▶ [ENTRIES]:
[Start]

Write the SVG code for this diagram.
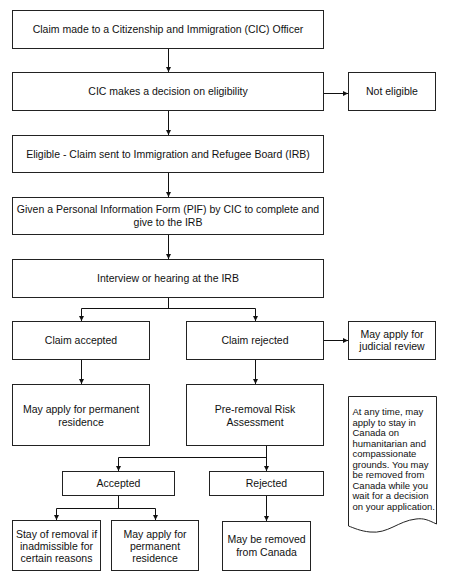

[End]
[Start]

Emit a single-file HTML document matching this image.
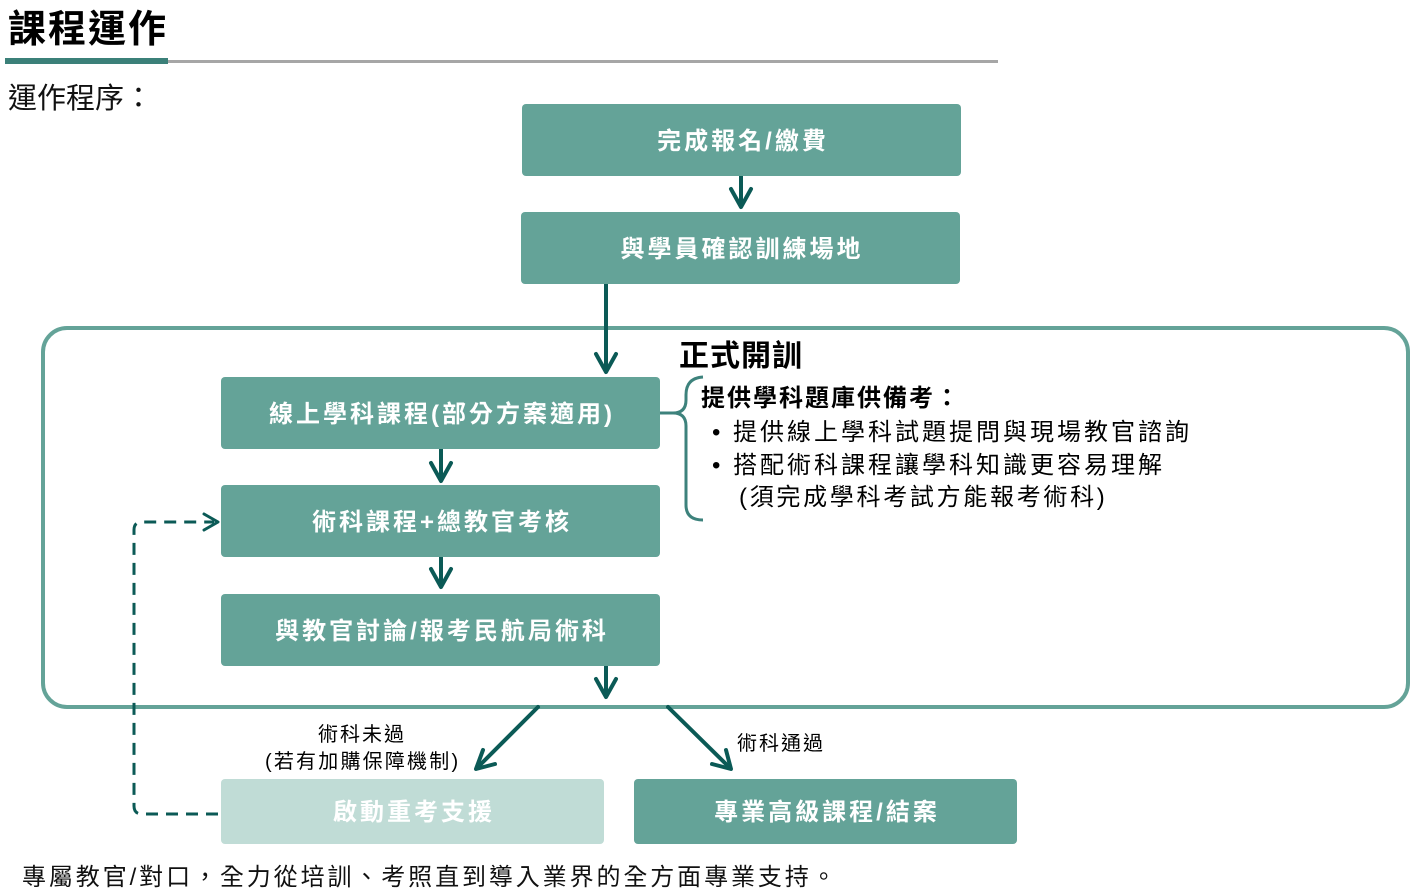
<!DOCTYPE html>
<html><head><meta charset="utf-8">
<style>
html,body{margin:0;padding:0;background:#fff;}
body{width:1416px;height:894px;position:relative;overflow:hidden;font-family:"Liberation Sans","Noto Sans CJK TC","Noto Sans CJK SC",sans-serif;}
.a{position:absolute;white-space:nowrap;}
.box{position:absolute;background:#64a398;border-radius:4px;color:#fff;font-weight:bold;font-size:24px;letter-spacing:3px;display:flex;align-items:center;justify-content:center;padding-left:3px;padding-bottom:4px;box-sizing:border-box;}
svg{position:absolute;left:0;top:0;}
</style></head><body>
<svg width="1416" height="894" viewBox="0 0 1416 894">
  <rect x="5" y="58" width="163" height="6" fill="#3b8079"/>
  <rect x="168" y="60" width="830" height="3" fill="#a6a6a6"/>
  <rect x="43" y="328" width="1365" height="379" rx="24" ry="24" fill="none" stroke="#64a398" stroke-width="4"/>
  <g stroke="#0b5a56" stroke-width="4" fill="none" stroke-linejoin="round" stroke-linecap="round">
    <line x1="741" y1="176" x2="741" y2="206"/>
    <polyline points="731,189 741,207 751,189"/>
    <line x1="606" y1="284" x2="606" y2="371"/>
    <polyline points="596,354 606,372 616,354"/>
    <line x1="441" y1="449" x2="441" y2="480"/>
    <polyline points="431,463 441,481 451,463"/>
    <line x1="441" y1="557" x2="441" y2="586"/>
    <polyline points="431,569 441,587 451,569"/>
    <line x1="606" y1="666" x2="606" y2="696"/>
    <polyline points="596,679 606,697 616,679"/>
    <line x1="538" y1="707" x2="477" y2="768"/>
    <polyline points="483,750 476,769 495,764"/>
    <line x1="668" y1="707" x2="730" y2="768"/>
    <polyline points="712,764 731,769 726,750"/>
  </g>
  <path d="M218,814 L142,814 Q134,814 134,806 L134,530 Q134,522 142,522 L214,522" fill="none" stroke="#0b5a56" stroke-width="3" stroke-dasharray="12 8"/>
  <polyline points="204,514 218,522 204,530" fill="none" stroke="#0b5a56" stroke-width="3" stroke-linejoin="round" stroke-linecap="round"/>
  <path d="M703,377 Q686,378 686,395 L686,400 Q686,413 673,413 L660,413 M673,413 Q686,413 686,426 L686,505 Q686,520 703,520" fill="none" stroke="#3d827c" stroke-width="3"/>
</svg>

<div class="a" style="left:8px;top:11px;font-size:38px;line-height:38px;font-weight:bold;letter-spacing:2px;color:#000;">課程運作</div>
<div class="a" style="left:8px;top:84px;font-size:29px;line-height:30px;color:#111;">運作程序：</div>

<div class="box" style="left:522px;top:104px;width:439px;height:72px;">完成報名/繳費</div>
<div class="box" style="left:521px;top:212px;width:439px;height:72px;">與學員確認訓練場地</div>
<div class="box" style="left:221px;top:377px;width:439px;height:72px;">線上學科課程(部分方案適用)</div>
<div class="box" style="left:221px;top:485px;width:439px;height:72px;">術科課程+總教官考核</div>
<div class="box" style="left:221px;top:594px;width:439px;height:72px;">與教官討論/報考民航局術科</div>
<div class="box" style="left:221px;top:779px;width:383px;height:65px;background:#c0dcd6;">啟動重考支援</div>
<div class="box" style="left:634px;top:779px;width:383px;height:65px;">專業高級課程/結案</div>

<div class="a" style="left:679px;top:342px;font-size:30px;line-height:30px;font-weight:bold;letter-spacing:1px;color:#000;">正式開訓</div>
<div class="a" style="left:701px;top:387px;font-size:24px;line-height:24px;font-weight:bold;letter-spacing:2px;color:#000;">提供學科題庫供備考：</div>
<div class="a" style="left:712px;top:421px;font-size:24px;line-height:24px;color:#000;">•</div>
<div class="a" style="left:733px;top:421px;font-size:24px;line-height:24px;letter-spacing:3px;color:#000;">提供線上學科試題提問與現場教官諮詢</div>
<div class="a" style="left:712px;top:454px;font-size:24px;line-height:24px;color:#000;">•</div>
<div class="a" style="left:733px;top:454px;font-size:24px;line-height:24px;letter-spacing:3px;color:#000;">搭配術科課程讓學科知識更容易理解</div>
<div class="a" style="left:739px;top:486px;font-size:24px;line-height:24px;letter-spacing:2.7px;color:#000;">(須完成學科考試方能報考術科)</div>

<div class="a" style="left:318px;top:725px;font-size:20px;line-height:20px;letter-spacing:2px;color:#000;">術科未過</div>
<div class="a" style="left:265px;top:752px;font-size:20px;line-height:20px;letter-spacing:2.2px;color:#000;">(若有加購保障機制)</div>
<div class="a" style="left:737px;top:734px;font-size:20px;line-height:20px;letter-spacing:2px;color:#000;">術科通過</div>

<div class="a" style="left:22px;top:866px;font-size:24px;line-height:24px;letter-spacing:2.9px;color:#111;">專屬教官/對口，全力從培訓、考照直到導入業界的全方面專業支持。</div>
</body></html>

[End]

▶ [INSTRUCTIONS TO FOLLOW]: Filter the data, keeping only the lines that contain "this".

▶ [REPLY]:
Write the SVG code for this diagram.
Emit a single-file HTML document matching this image.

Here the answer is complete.